Why? They were all in Disqus.
When I made a CMS switch (I do this a lot) to a CMS that handles comments natively, I decided to bring all the old comments from each article with me. No problem.
Or so I thought.
It turns out that Disqus likes you being dependent on them, and therefore they don’t make it easy for you to import them into other systems. In fact, it’s a nightmare.
As I started to dig deeper into how to make my blog comments mine again, I learned that other people where leaving Disqus as well, and for many more reasons than I initially thought.
When Our Comments Aren’t Really Ours
One aspect of having comments on my site that’s always bothered me is that they were never really mine. They were the property of Disqus.
I’m a huge proponent of off-loading web services. Video hosting is best handled by YouTube or Vimeo. Email is best handled by Google Apps. Email lists should be sent through a service like Mailchimp.
They’re all experts at what they do. These services are what they focus on every single day. They’re simply better at what they do than I am.
Not all of these services are free, of course. You pay for convenience and privacy.

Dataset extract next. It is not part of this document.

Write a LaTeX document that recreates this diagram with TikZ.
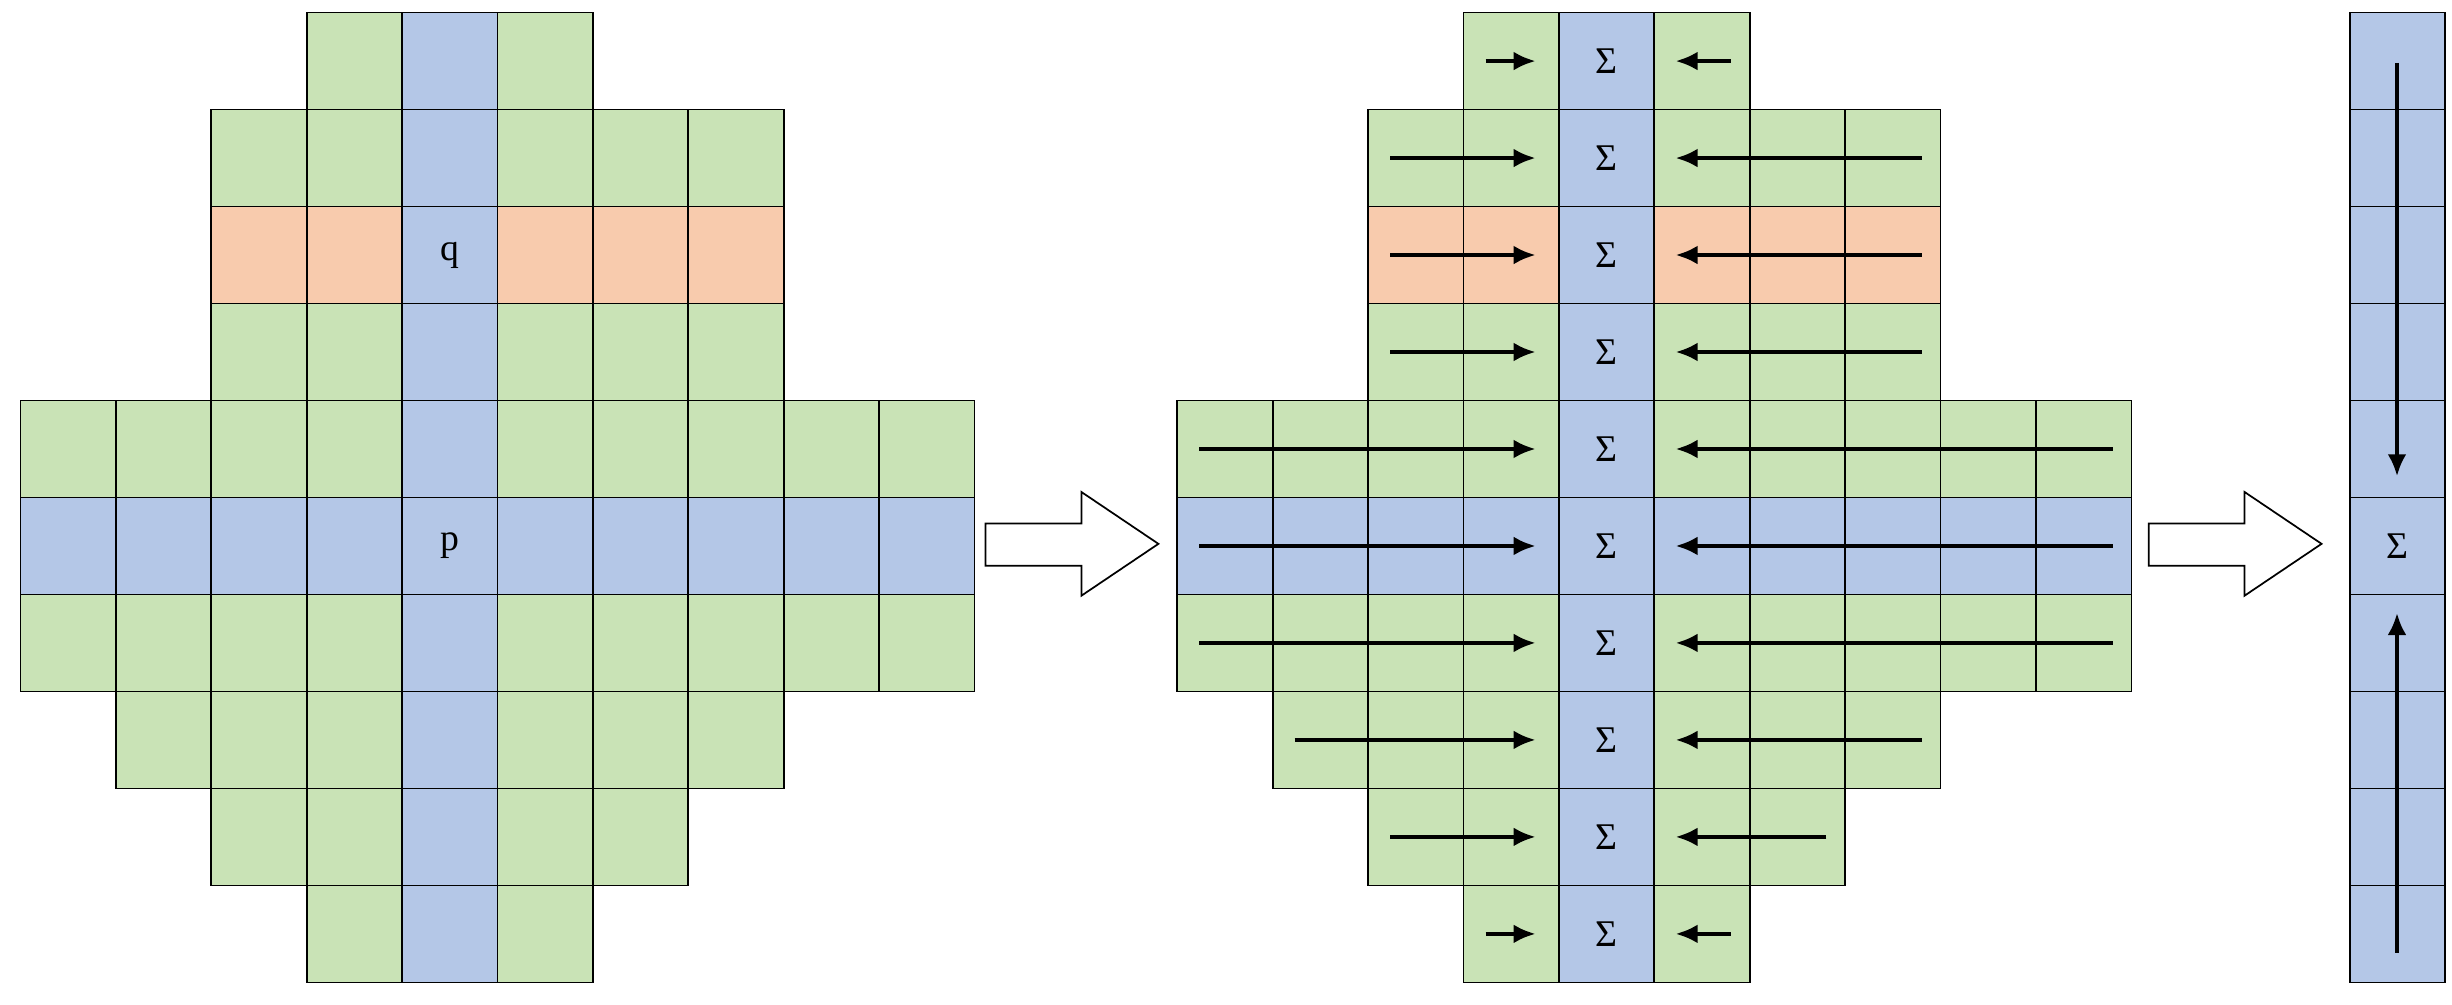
\documentclass[tikz,border=0pt]{standalone}
\usepackage{fontspec}
\setmainfont{Liberation Serif}
\usetikzlibrary{arrows.meta}
\definecolor{cg}{HTML}{C9E3B6}
\definecolor{cb}{HTML}{B4C7E7}
\definecolor{co}{HTML}{F8CBAD}
\begin{document}
\begin{tikzpicture}[x=1pt,y=-1pt,
  cell/.style={draw=black,line width=1.1pt},
  lbl/.style={font=\fontsize{24}{24}\selectfont,inner sep=0pt},
  arr/.style={line width=2.6pt,-{Latex[length=14,width=12]}},
  hollow/.style={draw=black,line width=1.1pt,fill=white}]
\useasboundingbox (0,0) rectangle (1560,639);
\def\cw{60.7}\def\ch{61.7}
% two grids
\foreach \gx in {13,749}{
 \foreach \r/\lo/\hi in {0/3/5,1/2/7,2/2/7,3/2/7,4/0/9,5/0/9,6/0/9,7/1/7,8/2/6,9/3/5}{
  \foreach \c in {\lo,...,\hi}{
   \ifnum\r=5 \def\fc{cb}\else\ifnum\c=4 \def\fc{cb}\else\ifnum\r=2 \def\fc{co}\else\def\fc{cg}\fi\fi\fi
   \path[cell,fill=\fc] (\gx+\c*\cw,8+\r*\ch) rectangle ++(\cw,\ch);
  }
 }
}
% right column
\foreach \r in {0,...,9}{\path[cell,fill=cb] (1495,8+\r*\ch) rectangle ++(\cw,\ch);}
% labels
\node[lbl] (q) at (286,8+2.5*\ch) {q};
\node[lbl] (p) at (286,8+5.5*\ch) {p};
\foreach \r in {0,...,9}{\node[lbl] (s\r) at (1022,8+\r*\ch+0.5*\ch) {Σ};}
\node[lbl] (sr) at (1525,8+5.5*\ch) {Σ};
% row arrows
\foreach \r/\lo/\hi in {0/3/5,1/2/7,2/2/7,3/2/7,4/0/9,5/0/9,6/0/9,7/1/7,8/2/6,9/3/5}{
  \coordinate (la\r) at (749+\lo*\cw+14,8+\r*\ch+0.5*\ch);
  \coordinate (lb\r) at (977,8+\r*\ch+0.5*\ch);
  \coordinate (ra\r) at (749+\hi*\cw+\cw-12,8+\r*\ch+0.5*\ch);
  \coordinate (rb\r) at (1066,8+\r*\ch+0.5*\ch);
  \draw[arr] (la\r) -- (lb\r);
  \draw[arr] (ra\r) -- (rb\r);
}
% column arrows
\coordinate (d1) at (1525,40); \coordinate (d2) at (1525,303);
\coordinate (u1) at (1525,606); \coordinate (u2) at (1525,390);
\draw[arr] (d1) -- (d2);
\draw[arr] (u1) -- (u2);
% hollow arrows
\foreach \x in {627,1367}{
 \path[hollow] (\x,333) -- (\x+61,333) -- (\x+61,313) -- (\x+110,346) -- (\x+61,379) -- (\x+61,360) -- (\x,360) -- cycle;
}
\end{tikzpicture}
\end{document}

In exchange for some of the free services, you give up some information to them, which can be good or bad. In the case of Vimeo or YouTube you get a lot more exposure. In the case of Disqus though, I no longer felt like that exchange was worth it.
It turns out that Disqus is tracking us and selling our information. Of course they are. It seems like a no-brainer now, but it simply never crossed my mind before. Like any other form of social media, we’re the product and the advertisers are the customer.
Disqus is basically a marketing company; they collect vast amounts of user data and sell advertising to third parties.Perl Tricks
I’m always looking to increase page speeds. I tend to get a bit obsessive with it. After all, page speed directly effects users experience and kills conversions. An added benefit to no longer relying on Disqus is that my site has one less request to make. One less request = faster load time.
Something that I found interesting recently was that the simple act of moving away from Disqus can increase comment engagement from users. In the case of wpbeginner, they saw a 304% increase in comments. That’s huge. But why? User Experience. People simply have a better experience and trust a native comment system more than they do Disqus.
Our Comments Are Now Ours
If you’ve left a comment on this blog in the past, you’ll find them gone now. I tried to keep them around, but I simply don’t want your info being tracked anymore. It’s not worth it to me.
Have you ever left a comment and then sometime down the road found that you no longer wanted it public? I can now delete it.
Going forward, I’m keeping your comments with me. No collecting info on you or selling your data.